U.S. factories have raised their prices because of tariffs, although inflation has appeared modest or moderate in most parts of the country, the Federal Reserve said on Wednesday in its latest report on the economy.
The U.S. central bank also said in its latest “Beige Book” report that the economy appeared to be growing modestly to moderately and that businesses across a number of industries had reported labor shortages.
The report, a snapshot of the economy gleaned from discussions with business contacts in the Fed’s 12 districts between September and mid-October, detailed business worries about the Trump administration’s trade war with China and simmering tensions with other major trading partners.
“Manufacturers reported raising prices of finished goods out of necessity,” the Fed said, adding that the reason given for the price hikes was higher costs for raw materials such as steel, “which they attributed to tariffs.”
Still, the Fed signaled that inflation pressures did not appear very high. “Prices continued to rise, growing at a modest-to-moderate pace in all districts.”
The Fed has raised interest rates three times this year in a bid to keep prices from rising too quickly. It is widely expected to lift them again in December.
President Donald Trump has slapped tariffs on imports from a range of trading partners, including China, the European Union, Canada and Mexico, prompting retaliation against U.S. exports.
Among manufacturers in the Dallas Fed’s district, which is largely centered on Texas, the Fed said: “Roughly 60 percent of contacts said the tariffs announced and/or implemented this year have resulted in increased input costs.”
In the Chicago Fed’s Midwestern region, “retail contacts across numerous sectors indicated that they expected consumers to see the impact of U.S. tariffs on imports by early 2019,” according to the Fed’s report.
Despite the trade tensions, the Fed said a tight job market has made it difficult for employers to find qualified workers, including “highly skilled engineers, finance and sales professionals, construction and manufacturing workers, IT professionals, and truck drivers.”

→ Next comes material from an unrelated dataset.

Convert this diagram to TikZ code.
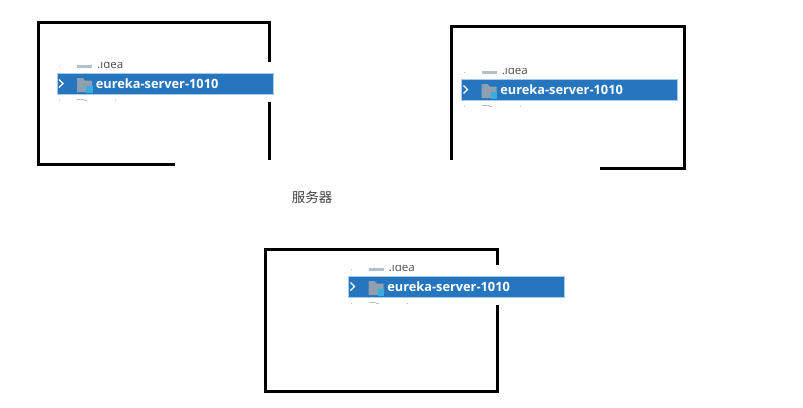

Meanwhile the Fed will consider a proposal that would ease rules for all but the nation's largest banks at an Oct. 31 board meeting, the central bank announced on Wednesday.
The proposal, which has yet to be unveiled, would implement several major provisions of a bank deregulation bill Congress passed in May. Most notably, the law directs the Fed to ease oversight of banks with $100 billion to $250 billion in assets.
The meeting will be cheered by the banking industry, which has been eager to hear from the Fed on how it intends to implement this mandate.
Randal Quarles, the Fed's top regulatory official, said earlier this month the regulatory package could include more relaxed capital and liquidity rules for smaller, simpler banks, as well as fewer "stress tests" of their operations.
Quarles has also suggested tailoring rules for super-regional banks Capital One, PNC and US Bancorp, that sit above the $250 billion threshold but are still much smaller than the largest global banks.
The rewrite of the 2010 Dodd-Frank law passed by Congress in May raised the threshold by which banks are considered "systemically risky" and subject to stricter oversight from $50 billion to $250 billion.
Banks between $50 billion and $100 billion in assets were immediately freed of stricter regulation when it became law.